Entrepreneurs in the Thailand Plus One programme targeting CLMV markets are considering matching with local content producers to replace components previously sourced from neighbouring countries. The aim is to encourage greater domestic production and investment in Thailand.

Local content is viewed as a priority issue, particularly as it relates to US tax conditions, meaning Thailand is not at a disadvantage compared with other countries. 

Additional local content requirements may also be introduced, which could present new opportunities. If Thailand can produce and export goods to the US under these rules, the country will need to strengthen incentives for local content investment. Such efforts are expected to support GDP growth.

PM ready to tackle strong baht

Anutin said that with the baht appreciating, incoming Deputy Prime Minister and Finance Minister Ekniti Nitithanprapas will meet FTI later for detailed discussions.

Regarding the unusually high proportion of gold exports, Anutin said he had ordered the relevant agencies to investigate. If irregularities are found, legal action will follow, he noted.

On economic stimulus measures, Anutin said they would be launched as soon as his administration formally takes office. “We are ready to act immediately. In terms of details, particularly the ‘Khon La Khrueng’ (Let’s Go Halves) scheme, Ekniti will explain to the public once we are in full control of the government,” he added.

FTI tables five proposals to promote industry

Kriengkrai Thiennukul, chairman of the FTI, said the organisation has put forward five urgent proposals to strengthen the industrial sector.

1. Coping with US tariffs and trade war

Kriengkrai stressed the need for clear guidance on US import tariffs and local content rules, as well as relief measures for industries that cannot comply. 

Currently, Thailand faces a 19% tariff on certain goods, with a 40% rate applied in cases of third-country circumvention or transshipment, subject to US Customs and Border Protection (CBP) verification.

The FTI urged the government to establish advisory bodies on regional value content (RVC) calculations, help businesses adjust supply chains, and promote “Made in Thailand” (MiT) products to reduce vulnerability.

2. Supporting SME liquidity

The second proposal calls for stronger financial support and easier access to funding for SMEs, which remain highly vulnerable. The influx of cheap imported goods is already hitting 24 SME sectors and could rise to 30 if the situation persists.
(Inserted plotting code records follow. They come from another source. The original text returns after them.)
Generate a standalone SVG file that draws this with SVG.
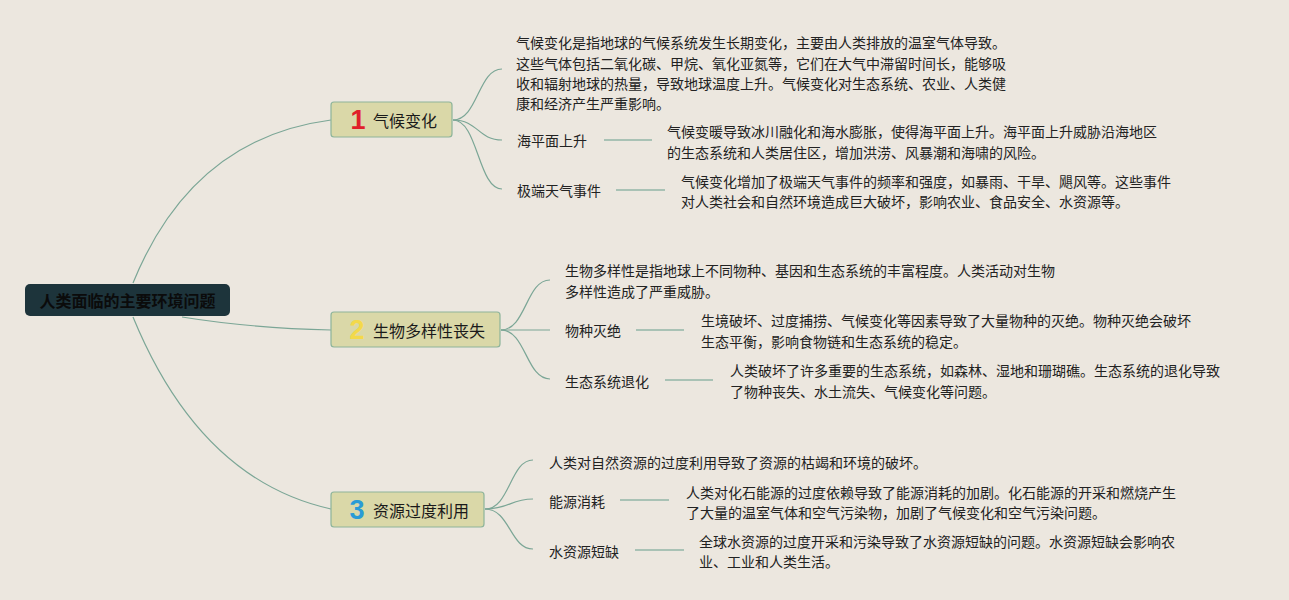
<svg xmlns="http://www.w3.org/2000/svg" width="1289" height="600" viewBox="0 0 1289 600">
<style>
text{font-family:"Noto Sans CJK SC","Noto Sans",sans-serif;fill:#222;}
.root{font-size:16px;font-weight:bold;fill:#0b0b0b;}
.topic{font-size:16px;fill:#1a1a1a;}
.num{font-family:"Liberation Sans",Arial,sans-serif;font-size:27px;font-weight:bold;text-anchor:middle;}
.leaf{font-size:14px;}
.tbox{fill:#DAD8A8;stroke:#8DB49A;stroke-width:1.2;}
.c{fill:none;stroke:#7BA696;stroke-width:1.2;}
.h{fill:none;stroke:#A9C2B5;stroke-width:2;}
</style>
<rect width="1289" height="600" fill="#ECE7DF"/>
<g id="connectors">
<path class="c" d="M133,283 Q192,138 331,120"/>
<path class="c" d="M182,317 Q250,328 331,330"/>
<path class="c" d="M133,317 Q200,480 331,509"/>
<path class="c" d="M453,120 C478,120 478,69 502,69"/>
<path class="c" d="M453,120 C478,120 478,140 502,140"/>
<path class="c" d="M453,120 C478,120 478,189 502,189"/>
<path class="c" d="M501,330 C526,330 526,280 550,280"/>
<path class="c" d="M501,330 L550,330"/>
<path class="c" d="M501,330 C526,330 526,379 550,379"/>
<path class="c" d="M485,509 C510,509 510,460 533,460"/>
<path class="c" d="M485,509 C510,509 510,499 533,499"/>
<path class="c" d="M485,509 C510,509 510,549 533,549"/>
<path class="h" d="M604,140 H652"/>
<path class="h" d="M616,190 H665"/>
<path class="h" d="M636,330 H684"/>
<path class="h" d="M665,380 H713"/>
<path class="h" d="M620,500 H669"/>
<path class="h" d="M635,550 H684"/>
</g>
<g id="root">
<rect x="25" y="284" width="205" height="32" rx="5" fill="#1D343B"/>
<text class="root" x="127.5" y="300" text-anchor="middle" dominant-baseline="central">人类面临的主要环境问题</text>
</g>
<g id="topic1">
<rect class="tbox" x="331" y="102" width="121" height="35" rx="3"/>
<text class="num" x="358" y="120" dominant-baseline="central" fill="#E0202A" style="fill:#E0202A">1</text>
<text class="topic" x="373" y="120" dominant-baseline="central">气候变化</text>
</g>
<g id="topic2">
<rect class="tbox" x="331" y="312" width="169" height="35" rx="3"/>
<text class="num" x="357" y="330" dominant-baseline="central" style="fill:#F3D94B">2</text>
<text class="topic" x="373" y="330" dominant-baseline="central">生物多样性丧失</text>
</g>
<g id="topic3">
<rect class="tbox" x="331" y="492" width="153" height="35" rx="3"/>
<text class="num" x="357" y="510" dominant-baseline="central" style="fill:#2A9BD6">3</text>
<text class="topic" x="373" y="510" dominant-baseline="central">资源过度利用</text>
</g>
<g id="t1-desc">
<text class="leaf" x="516" y="42" dominant-baseline="central">气候变化是指地球的气候系统发生长期变化，主要由人类排放的温室气体导致。</text>
<text class="leaf" x="516" y="62.5" dominant-baseline="central">这些气体包括二氧化碳、甲烷、氧化亚氮等，它们在大气中滞留时间长，能够吸</text>
<text class="leaf" x="516" y="83" dominant-baseline="central">收和辐射地球的热量，导致地球温度上升。气候变化对生态系统、农业、人类健</text>
<text class="leaf" x="516" y="102.5" dominant-baseline="central">康和经济产生严重影响。</text>
</g>
<g id="t1-sea">
<text class="leaf" x="517" y="140" dominant-baseline="central">海平面上升</text>
<text class="leaf" x="667" y="131" dominant-baseline="central">气候变暖导致冰川融化和海水膨胀，使得海平面上升。海平面上升威胁沿海地区</text>
<text class="leaf" x="667" y="152" dominant-baseline="central">的生态系统和人类居住区，增加洪涝、风暴潮和海啸的风险。</text>
</g>
<g id="t1-weather">
<text class="leaf" x="517" y="190" dominant-baseline="central">极端天气事件</text>
<text class="leaf" x="681" y="181" dominant-baseline="central">气候变化增加了极端天气事件的频率和强度，如暴雨、干旱、飓风等。这些事件</text>
<text class="leaf" x="681" y="201" dominant-baseline="central">对人类社会和自然环境造成巨大破坏，影响农业、食品安全、水资源等。</text>
</g>
<g id="t2-desc">
<text class="leaf" x="565" y="270" dominant-baseline="central">生物多样性是指地球上不同物种、基因和生态系统的丰富程度。人类活动对生物</text>
<text class="leaf" x="565" y="291" dominant-baseline="central">多样性造成了严重威胁。</text>
</g>
<g id="t2-species">
<text class="leaf" x="565" y="330" dominant-baseline="central">物种灭绝</text>
<text class="leaf" x="701" y="320" dominant-baseline="central">生境破坏、过度捕捞、气候变化等因素导致了大量物种的灭绝。物种灭绝会破坏</text>
<text class="leaf" x="701" y="341" dominant-baseline="central">生态平衡，影响食物链和生态系统的稳定。</text>
</g>
<g id="t2-eco">
<text class="leaf" x="565" y="381" dominant-baseline="central">生态系统退化</text>
<text class="leaf" x="730" y="370" dominant-baseline="central">人类破坏了许多重要的生态系统，如森林、湿地和珊瑚礁。生态系统的退化导致</text>
<text class="leaf" x="730" y="391" dominant-baseline="central">了物种丧失、水土流失、气候变化等问题。</text>
</g>
<g id="t3-desc">
<text class="leaf" x="549" y="462" dominant-baseline="central">人类对自然资源的过度利用导致了资源的枯竭和环境的破坏。</text>
</g>
<g id="t3-energy">
<text class="leaf" x="549" y="501" dominant-baseline="central">能源消耗</text>
<text class="leaf" x="686" y="492" dominant-baseline="central">人类对化石能源的过度依赖导致了能源消耗的加剧。化石能源的开采和燃烧产生</text>
<text class="leaf" x="686" y="512" dominant-baseline="central">了大量的温室气体和空气污染物，加剧了气候变化和空气污染问题。</text>
</g>
<g id="t3-water">
<text class="leaf" x="549" y="551" dominant-baseline="central">水资源短缺</text>
<text class="leaf" x="699" y="541" dominant-baseline="central">全球水资源的过度开采和污染导致了水资源短缺的问题。水资源短缺会影响农</text>
<text class="leaf" x="699" y="561" dominant-baseline="central">业、工业和人类生活。</text>
</g>
</svg>
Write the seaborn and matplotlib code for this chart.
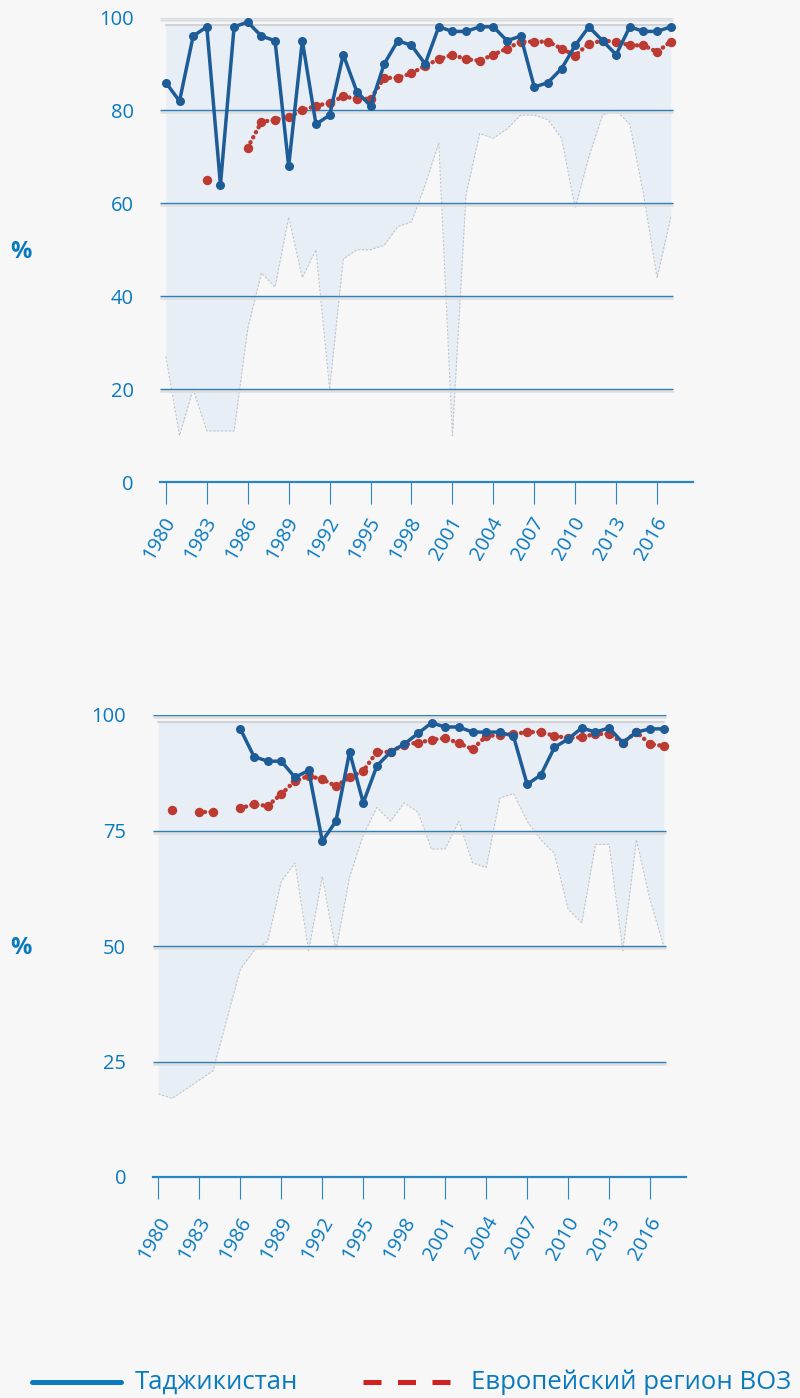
import numpy as np
import pandas as pd
import matplotlib
matplotlib.use("Agg")
import matplotlib.pyplot as plt
import matplotlib.transforms as mtransforms
from matplotlib.lines import Line2D
import seaborn as sns

nan = np.nan

years = list(range(1980, 2018))
tick_years = list(range(1980, 2017, 3))

# upper panel
tj_top = [86, 82, 96, 98, 64, 98, 99, 96, 95, 68,
          95, 77, 79, 92, 84, 81, 90, 95, 94, 90,
          98, 97, 97, 98, 98, 95, 96, 85, 86, 89,
          94, 98, 95, 92, 98, 97, 97, 98]
eu_top = [nan, nan, nan, 65, nan, nan, 72, 77.5, 78, 78.6,
          80, 81, 81.6, 83, 82.5, 82.5, 87, 87, 88, 89.6,
          91, 92, 91, 90.7, 92, 93.3, 94.8, 94.8, 94.8, 93.3,
          91.8, 94.4, 95, 94.8, 94, 94, 92.6, 94.8]
band_lo_top = [27, 10, 20, 11, 11, 11, 33, 45, 42, 57,
               44, 50, 20, 48, 50, 50, 51, 55, 56, 64,
               73, 10, 62, 75, 74, 76, 79, 79, 78, 74,
               59, 70, 79, 80, 77, 62, 44, 57]
band_hi_top = 98.4
yticks_top = [0, 20, 40, 60, 80, 100]

# lower panel
tj_bot = [nan, nan, nan, nan, nan, nan, 97, 91, 90, 90,
          86.5, 88, 72.7, 77, 92, 81, 89, 92, 93.7, 96,
          98.3, 97.4, 97.4, 96.3, 96.3, 96.3, 95.4, 85, 87, 93,
          94.8, 97.2, 96.3, 97.2, 94, 96.3, 97, 97]
eu_bot = [nan, 79.4, nan, 79, 79, nan, 79.8, 80.7, 80.3, 82.9,
          85.7, 86.8, 86.1, 84.6, 86.5, 87.9, 92, 92, 93.6, 94,
          94.6, 95, 93.9, 92.6, 95.4, 95.7, 95.9, 96.3, 96.3, 95.5,
          95, 95.2, 95.9, 95.9, 94, 96.3, 93.7, 93.3]
band_lo_bot = [18, 17, 19, 21, 23, 34, 45, 49, 51, 64,
               68, 49, 65, 49, 65, 74, 80, 77, 81, 79,
               71, 71, 77, 68, 67, 82, 83, 77, 73, 70,
               58, 55, 72, 72, 49, 73, 60, 50]
band_hi_bot = 98.4
yticks_bot = [0, 25, 50, 75, 100]

legend_labels = ["Таджикистан", "Европейский регион ВОЗ"]

BG = "#f7f7f7"
TXT = "#0a7abf"
AXIS = "#2a86c3"
GRID = "#2f7fb8"
BAND = "#e8eef5"
TJ = "#1d5c97"
EU = "#bb3b33"

sns.set_theme(style="white")
plt.rcParams["font.family"] = ["Open Sans", "DejaVu Sans"]


def to_frame(vals):
    # split a series at its gaps so seaborn draws separate pieces
    df = pd.DataFrame({"year": years, "value": vals})
    df["seg"] = df["value"].isna().cumsum()
    return df.dropna()


def draw_panel(ax, tj, eu, lo, hi, yticks, label_pad, label_shift):
    ax.set_facecolor(BG)
    x0, x1 = 1979.57, 2018.63
    ax.set_xlim(x0, x1)
    ax.set_ylim(0, 100)

    # range band
    ax.fill_between(years, lo, hi, color=BAND, lw=0, zorder=1)
    ax.plot(years, lo, color="#c2c6ca", lw=0.8, ls=(0, (2, 1.5)), zorder=1.5)
    ax.plot(years, [hi] * len(years), color="#cfd2d6", lw=1.5, zorder=1.5)

    # grid lines with soft shadow
    for t in yticks[1:]:
        ax.hlines(t - 0.45, x0, 2017.2, color="#dedede", lw=1.8, zorder=2)
        ax.hlines(t, x0, 2017.2, color=GRID, lw=1.0, zorder=2.1)

    sns.lineplot(data=to_frame(eu), x="year", y="value", units="seg",
                 estimator=None, color=EU, lw=3.2, ls=(0, (0.05, 1.25)),
                 dash_capstyle="round", marker="o", ms=6.8, mec=EU, mew=0,
                 ax=ax, legend=False, zorder=3)
    sns.lineplot(data=to_frame(tj), x="year", y="value", units="seg",
                 estimator=None, color=TJ, lw=2.5, marker="o", ms=6.5,
                 mec=TJ, mew=0, ax=ax, legend=False, zorder=4)

    for s in ["top", "right", "left"]:
        ax.spines[s].set_visible(False)
    ax.spines["bottom"].set_color(AXIS)
    ax.spines["bottom"].set_linewidth(1.6)

    ax.set_xticks(tick_years)
    ax.set_xticklabels([str(y) for y in tick_years], rotation=60,
                       ha="center", va="top")
    ax.tick_params(axis="x", direction="out", length=16, width=0.8,
                   color=AXIS, labelcolor=TXT, labelsize=14.5, pad=label_pad,
                   bottom=True)
    shift = mtransforms.ScaledTranslation(label_shift / 100, 0,
                                          ax.figure.dpi_scale_trans)
    for lab in ax.get_xticklabels():
        lab.set_transform(lab.get_transform() + shift)

    ax.set_yticks(yticks)
    ax.set_yticklabels([str(t) for t in yticks])
    ax.tick_params(axis="y", length=0, pad=19, labelcolor=TXT, labelsize=14.5)
    ax.set_xlabel("")
    ax.set_ylabel("")


fig = plt.figure(figsize=(8, 13.98), dpi=100, facecolor=BG)

ax1 = fig.add_axes([160 / 800, 1 - 482 / 1398, 533 / 800, 464.5 / 1398])
draw_panel(ax1, tj_top, eu_top, band_lo_top, band_hi_top, yticks_top, 7, -6)

ax2 = fig.add_axes([152.5 / 800, 1 - 1177 / 1398, 533.5 / 800, 462 / 1398])
draw_panel(ax2, tj_bot, eu_bot, band_lo_bot, band_hi_bot, yticks_bot, 10, -4.5)

for ypx in [252, 948]:
    fig.text(20.5 / 800, 1 - ypx / 1398, "%", fontsize=17, fontweight="bold",
             color=TXT, ha="center", va="center")

# legend
ly = 1 - 1382 / 1398
fig.add_artist(Line2D([32 / 800, 121 / 800], [ly, ly], color="#0a7abf", lw=3.6,
                      transform=fig.transFigure))
fig.text(135 / 800, ly, legend_labels[0], fontsize=18.5, color=TXT,
         ha="left", va="center")
fig.add_artist(Line2D([363 / 800, 452 / 800], [ly, ly], color="#d0201f", lw=3.6,
                      ls=(0, (3.6, 3.3)), transform=fig.transFigure))
fig.text(471 / 800, ly, legend_labels[1], fontsize=18.5, color=TXT,
         ha="left", va="center")

fig.savefig("out.png", dpi=100, facecolor=BG)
As of June 2025, SME non-performing loans stood at 243 billion baht, while total SME debt reached 3.1 trillion baht — equivalent to more than 90% of GDP in household debt. The FTI called for targeted solutions such as debt haircuts and credit expansion.

3. Cutting energy costs

High energy prices are driving up costs for both businesses and households. The FTI opposes forcing private operators to use expensive imported gas, warning that this would not solve the electricity price problem.

It urged the government to complete a new Power Development Plan (PDP) by the end of 2025 to ensure fair pricing, environmental sustainability and energy security. 

Proposals include restructuring electricity tariffs and cutting the electricity security deposit requirement to 0.5 times for users with strong payment records, easing financial burdens and improving liquidity.

4. Easing border trade disruptions

To mitigate the impact of Thai–Cambodian border tensions, the FTI recommended reducing logistics costs by expanding existing routes, increasing coastal shipping via Chanthaburi and Trat, and permitting imports and exports of raw materials and components through non-conflict checkpoints.

In the short term, it proposed soft loans to maintain liquidity for SMEs trading with or investing in Cambodia. In the long run, it called for legal, secure, and mutually beneficial economic linkages once stability returns.

5. Managing the strong baht

Finally, the FTI expressed concern over the baht’s rapid appreciation — the strongest in the region compared with competitors such as Vietnam and Indonesia. It urged the government to distinguish between factors such as gold transactions, cryptocurrency flows, and unregulated remittances by migrant workers.

The FTI also recommended promoting the use of local currencies in ASEAN+3 trade, and supporting hedging tools like FX options and forward contracts with fee-reduction measures.

Although the Bank of Thailand is already managing currency issues, the baht remains unusually strong despite interest rate cuts. Economists have suggested the appreciation may be linked to an abnormal surge in exports, prompting calls for closer scrutiny of the situation.

Anutin vows to tackle baht surge to shield exports and tourism

FTI flags unusual gold exports, urges separate forex accounts

FTI has raised concerns over a sharp surge in Thai gold exports to Cambodia. Data from the Customs Department and the Commerce Ministry showed exports worth 100.5 billion baht last year, with figures for the first seven months of 2025 already between 67–71 billion baht. In July alone, exports totalled 8 billion baht.

The FTI said such unusual growth could be a factor behind the baht’s abnormal appreciation. It suggested the government consider creating separate foreign exchange accounts for certain types of transactions to ease pressure on the currency.

Strong baht hits exports, tourism, competitiveness

The stronger baht has dealt a heavy blow to Thailand’s export and tourism sectors, as well as to overall competitiveness — key drivers of the economy. 

Compared with Vietnam, whose currency has weakened by about 3%, the Thai baht has strengthened nearly 8%, making Thai products more expensive and less competitive in global markets.

The FTI argued that an appropriate exchange rate should be in the range of 34–35 baht per US dollar, which would balance the interests of both exporters and importers.

Anutin has pledged to consider the FTI’s recommendations and work closely with industry leaders on economic recovery measures over the next four months, noting that the industrial sector remains one of the three pillars of Thailand’s GDP.